We know in our own lives that situations are never black and white. But we presume, somehow, that attacking someone who made a governmental decision, perhaps the wrong one, will lead to better government. Instead, it leads to worse government because only the rabid, true believers from the far left or right take future chances of being in compromising positions while the investigations leave most bureaucrats with masses of paper to analyze when time– or common sense– might be of the essence. The one thing all of us, from all political stripes, should have learned from Iraq is that everything is confusing in The Middle East; that "right" may even have the same definition as "wrong."
When America needs rational, realistic thinking today, instead we get the blame game.
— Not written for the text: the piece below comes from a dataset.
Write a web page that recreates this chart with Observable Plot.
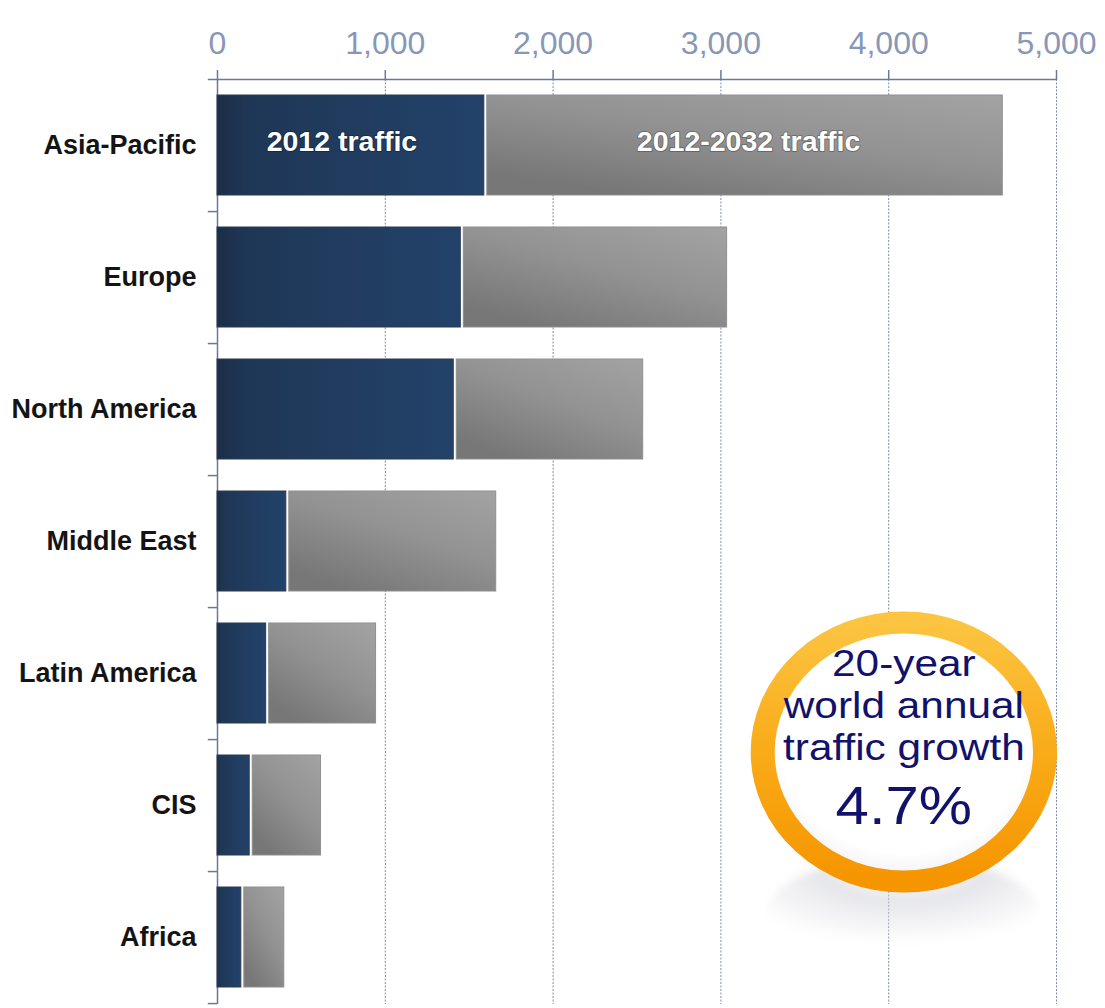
<!DOCTYPE html>
<html><head><meta charset="utf-8">
<script src="https://cdn.jsdelivr.net/npm/d3@7"></script>
<script src="https://cdn.jsdelivr.net/npm/@observablehq/plot@0.6"></script>
<style>
body{margin:0;background:#fff}
svg{font-family:"Liberation Sans",Arial,Helvetica,sans-serif}
</style>
</head><body><div id="chart"></div>
<script>
// ---- data ----
const regions = ["Asia-Pacific","Europe","North America","Middle East","Latin America","CIS","Africa"];
const traffic2012 = [1590, 1450, 1408, 410, 290, 192, 142];
const traffic2032 = [4680, 3037, 2537, 1661, 945, 617, 398];
const xTicks = [0, 1000, 2000, 3000, 4000, 5000];
const segmentLabels = ["2012 traffic", "2012-2032 traffic"];
const badgeLines = ["20-year", "world annual", "traffic growth"];
const badgeValue = "4.7%";
const badgeX = 4090;
const badgeRegion = "CIS";

const data = regions.map((r, i) => ({region: r, t2012: traffic2012[i], t2032: traffic2032[i]}));

const W = 1105, H = 1008, mT = 79, mB = 4, mL = 217, mR = 49;
const step = (H - mT - mB) / regions.length;
const axisColor = "#6b7899";
const badgeDy = -53.5;

const plot = Plot.plot({
  width: W, height: H,
  marginTop: mT, marginBottom: mB, marginLeft: mL, marginRight: mR,
  style: {background: "#fff", overflow: "visible"},
  x: {domain: [0, 5000], axis: null},
  y: {domain: regions, axis: null, paddingInner: 0.24, paddingOuter: 0.12},
  marks: [
    // gridlines
    Plot.ruleX(xTicks.slice(1), {x: d => d, stroke: "#7f8aa6", strokeWidth: 1, strokeDasharray: "2,1.5"}),
    // left axis line
    Plot.ruleX([0], {x: d => d, stroke: axisColor, strokeWidth: 1.5}),
    // top axis line (extends left as top tick)
    Plot.ruleY([regions[0]], {y: d => d, x1: -55, x2: 5000, dy: -step / 2, stroke: axisColor, strokeWidth: 1.5}),
    // band boundary ticks on the left
    Plot.ruleY(regions, {y: d => d, x1: -55, x2: 0, dy: step / 2, stroke: axisColor, strokeWidth: 1.5}),
    // x ticks (top)
    Plot.axisX({anchor: "top", ticks: xTicks, tickSize: 10, tickFormat: () => "", color: axisColor, strokeWidth: 1.5}),
    // x tick labels
    Plot.text(xTicks, {x: d => d, frameAnchor: "top", dy: -26, lineAnchor: "bottom", text: d => d3.format(",")(d),
      fontSize: 32, fill: "#8797b7"}),
    // y labels
    Plot.text(regions, {y: d => d, x: 0, dx: -21, textAnchor: "end", text: d => d,
      fontSize: 27, fontWeight: "bold", fill: "#141414"}),
    // bars
    Plot.barX(data, {y: "region", x1: 0, x2: "t2012", fill: "url(#gDark)", stroke: "#2a3a52", strokeWidth: 1}),
    Plot.barX(data, {y: "region", x1: "t2012", x2: "t2032", insetLeft: 3, fill: "url(#gGray)", stroke: "#8f8f8f", strokeWidth: 1}),
    // segment labels on the first bar
    Plot.text([data[0]], {y: "region", x: d => d.t2012 / 2, dx: -9, dy: -4, text: () => segmentLabels[0],
      fill: "white", fontSize: 28.5, fontWeight: "bold", stroke: "rgba(0,0,0,0.25)", strokeWidth: 2, paintOrder: "stroke"}),
    Plot.text([data[0]], {y: "region", x: d => (d.t2012 + d.t2032) / 2, dx: 5, dy: -4, text: () => segmentLabels[1],
      fill: "white", fontSize: 28.5, fontWeight: "bold", stroke: "rgba(0,0,0,0.25)", strokeWidth: 2, paintOrder: "stroke"}),
    // badge
    Plot.dot([badgeRegion], {y: d => d, x: () => badgeX, dy: badgeDy, r: 129.5, fill: "url(#gInner)",
      stroke: "url(#gRing)", strokeWidth: 22, ariaDescription: "badge-ring"}),
    ...badgeLines.map((line, i) => Plot.text([badgeRegion], {y: d => d, x: () => badgeX,
      dy: [-142, -100, -58][i], text: () => line, fontSize: 37.5, fill: "#12126c", ariaDescription: "badge-text"})),
    Plot.text([badgeRegion], {y: d => d, x: () => badgeX, dy: 2, text: () => badgeValue, fontSize: 53, fill: "#12126c", ariaDescription: "badge-text"})
  ]
});

// gradients
const ns = "http://www.w3.org/2000/svg";
const defs = document.createElementNS(ns, "defs");
defs.innerHTML = `
<linearGradient id="gDark" x1="0" y1="0" x2="1" y2="0">
  <stop offset="0" stop-color="#1c2e47"/>
  <stop offset="0.12" stop-color="#1f3756"/>
  <stop offset="1" stop-color="#23426a"/>
</linearGradient>
<linearGradient id="gGray" x1="1" y1="0" x2="0.3" y2="1">
  <stop offset="0" stop-color="#a3a3a3"/>
  <stop offset="0.5" stop-color="#929292"/>
  <stop offset="1" stop-color="#777777"/>
</linearGradient>
<linearGradient id="gRing" x1="0" y1="0" x2="0" y2="1">
  <stop offset="0" stop-color="#fcc441"/>
  <stop offset="0.5" stop-color="#f9ab18"/>
  <stop offset="1" stop-color="#f59500"/>
</linearGradient>
<radialGradient id="gInner" cx="0.5" cy="0.45" r="0.55">
  <stop offset="0.8" stop-color="#ffffff"/>
  <stop offset="1" stop-color="#f0f0f0"/>
</radialGradient>
<radialGradient id="gShadow" cx="0.5" cy="0.1" r="0.75">
  <stop offset="0" stop-color="#ffffff" stop-opacity="0"/>
  <stop offset="0.4" stop-color="#cfd0d8" stop-opacity="0.55"/>
  <stop offset="0.75" stop-color="#e2e2e6" stop-opacity="0.3"/>
  <stop offset="1" stop-color="#ffffff" stop-opacity="0"/>
</radialGradient>
<filter id="blur" x="-20%" y="-50%" width="140%" height="200%"><feGaussianBlur stdDeviation="5"/></filter>`;
plot.insertBefore(defs, plot.firstChild);

// horizontal stretch of the badge (as in the reference), around its centre from the x scale
const sx = plot.scale("x"), sy = plot.scale("y");
const cx = sx.apply(badgeX), cy = sy.apply(badgeRegion) + sy.bandwidth / 2 + badgeDy;
const stretch = (k) => `translate(${cx},0) scale(${k},1) translate(${-cx},0)`;
function stretchGroups(label, k) {
  const groups = [...plot.querySelectorAll(`g[aria-description='${label}']`)];
  groups.forEach(g => {
    const t = g.getAttribute("transform") || "";
    g.setAttribute("transform", stretch(k) + " " + t);
  });
  return groups;
}
const ringGroups = stretchGroups("badge-ring", 1.09);
stretchGroups("badge-text", 1.13);

// reflection under badge
const ell = document.createElementNS(ns, "ellipse");
ell.setAttribute("cx", cx); ell.setAttribute("cy", cy + 160);
ell.setAttribute("rx", 135); ell.setAttribute("ry", 55);
ell.setAttribute("fill", "url(#gShadow)"); ell.setAttribute("filter", "url(#blur)");
if (ringGroups.length) ringGroups[0].parentNode.insertBefore(ell, ringGroups[0]);
else plot.appendChild(ell);

document.getElementById("chart").appendChild(plot);
</script>
</body></html>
The fastest email might get the money but all of us get screwed.
How many good, competent, caring people are not going into government today because they know some future decision might plaster them with unfathomable hatred?
How many bureaucrats don't act rapidly because they have hundreds of pages of instructions to look through before actually doing what can't be blamed as either over- or under-zealous?
I'm not a Christian, having only spent time a few hours in church for weddings and funerals in the last 40 years, but Jesus was right when he said: "He who is without sin, let him cast the first stone."
When Yoo speaks March 19, let's try to remember Christ and even more to the point, try to remember what Winston Churchill said when he kept Neville Chamberlain, and others who had brutally mocked his war preparation message, in the British government during the dark days of 1940:
"If the present tries to sit in judgment on the past, it will lose the future."